Cette angoisse, je réalise que je l’ai ressentie après la naissance de chacun de mes enfants. À chaque fois, j’ai été prise de cette peur de ne pas être à la hauteur. J’ai été assaillie de doutes en pensant à l’avenir avec ce petit bébé en plus. J’ai versé quelques larmes au-dessus de son doux visage, fatiguée, découragée par ses pleurs. Je me suis sentie vidée de mes ressources, incapable de donner plus, dépassée par les exigences nouvelles qu’accompagnent une naissance.
Et pourtant… Je m’en suis toujours sortie.
J’ai su nourrir, endormir, soigner, soulager et apaiser mon bébé. J’ai su occuper, surveiller, aimer son ou ses aînés. Avec le temps j’ai su trouver un nouveau rythme qui corresponde à chacun et instaurer un nouvel équilibre personnel, familial, conjugal. J’ai réussi. J’ai gravi la montagne, pas d’un seul coup, mais petit à petit, presque sans m’en rendre compte.
Alors oui. Ma toute belle, tu débarques dans ma vie et cela me bouscule. Mais aujourd’hui je choisis la patience et la douceur envers moi-même pour surmonter ces premiers mois qui me font peur. Je décide de croire en moi, malgré les faiblesses qui sont les miennes.
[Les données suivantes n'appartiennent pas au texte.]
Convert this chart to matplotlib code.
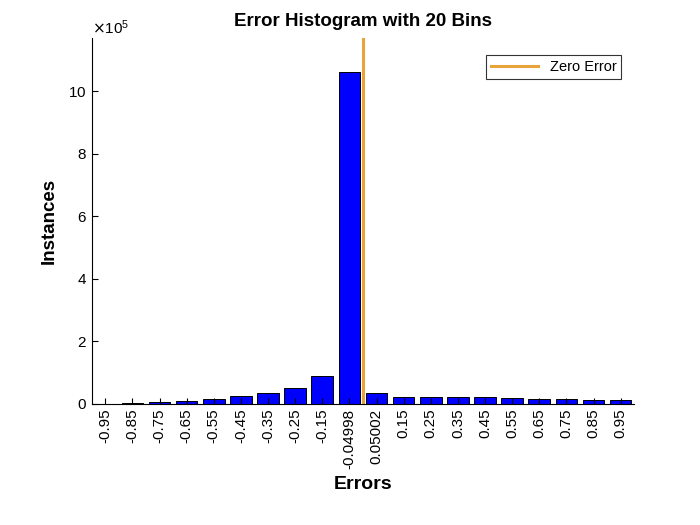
import matplotlib.pyplot as plt
from matplotlib.ticker import ScalarFormatter

plt.rcParams['font.family'] = ['Liberation Sans', 'DejaVu Sans']

# bin centres (tick labels) and counts
bin_labels = ['-0.95', '-0.85', '-0.75', '-0.65', '-0.55', '-0.45', '-0.35',
              '-0.25', '-0.15', '-0.04998', '0.05002', '0.15', '0.25', '0.35',
              '0.45', '0.55', '0.65', '0.75', '0.85', '0.95']
counts = [500, 4000, 7000, 11000, 17000, 27000, 36000, 52000, 90000, 1060000,
          36000, 23000, 23000, 23000, 23000, 20000, 17000, 17000, 14000, 14000]
zero_pos = 10.5  # position of zero error in bin index space

fig = plt.figure(figsize=(7, 5.25), dpi=100)
ax = fig.add_axes([0.131, 0.2305, 0.775, 0.697])

idx = list(range(1, len(counts) + 1))
ax.bar(idx, counts, width=0.8, color='#0000ff', edgecolor='black', linewidth=0.7)
ax.axvline(zero_pos, color='#e8a33a', linewidth=2.2, label='Zero Error')

ax.set_xlim(0.5, 20.5)
ax.set_ylim(0, 1.17e6)
ax.set_xticks(idx)
ax.set_xticklabels(bin_labels, rotation=90, fontsize=11)
ax.set_yticks([0, 2e5, 4e5, 6e5, 8e5, 10e5])

# fixed exponent of 5, like the original
fmt = ScalarFormatter(useMathText=True)
fmt.set_powerlimits((5, 5))
ax.yaxis.set_major_formatter(fmt)
ax.yaxis.get_offset_text().set_fontsize(11)

ax.tick_params(direction='in', labelsize=11, length=4, width=0.8)
ax.spines['top'].set_visible(False)
ax.spines['right'].set_visible(False)

ax.set_title('Error Histogram with 20 Bins', fontsize=13.5, fontweight='bold', pad=9)
ax.set_xlabel('Errors', fontsize=14, fontweight='bold', labelpad=5)
ax.set_ylabel('Instances', fontsize=13.5, fontweight='bold', labelpad=8)

leg = ax.legend(loc='upper right', bbox_to_anchor=(0.99, 0.973), fontsize=10.5,
                frameon=True, fancybox=False, edgecolor='black',
                handlelength=3.2, borderpad=0.35)
leg.get_frame().set_linewidth(0.8)

fig.savefig('out.png', dpi=100)
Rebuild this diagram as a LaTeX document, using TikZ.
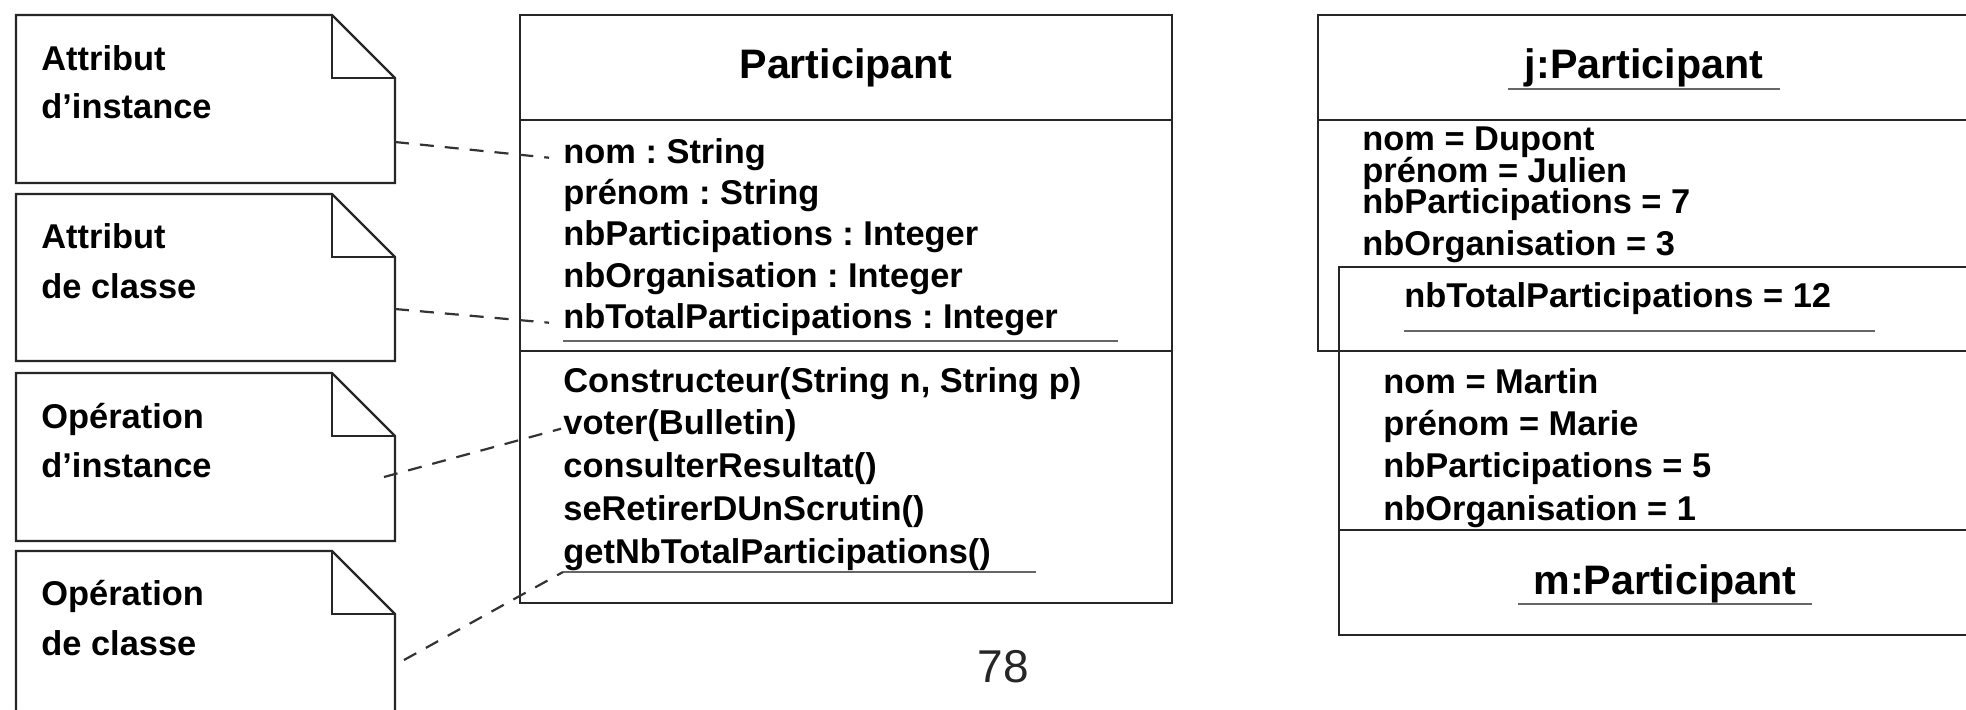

J’accepte que cette angoisse m’accompagne, tout en apprenant à faire confiance à la vie.
Et je me souviens de cette phrase que l’on m’avait dite quand j’attendais ton frère aîné :
« Un bébé, ça vient toujours au monde avec un petit panier rempli de cadeaux et de surprises ».
J’ai hâte, ma jolie princesse, de déballer ces cadeaux et ces surprises que tu as préparés pour embellir notre vie.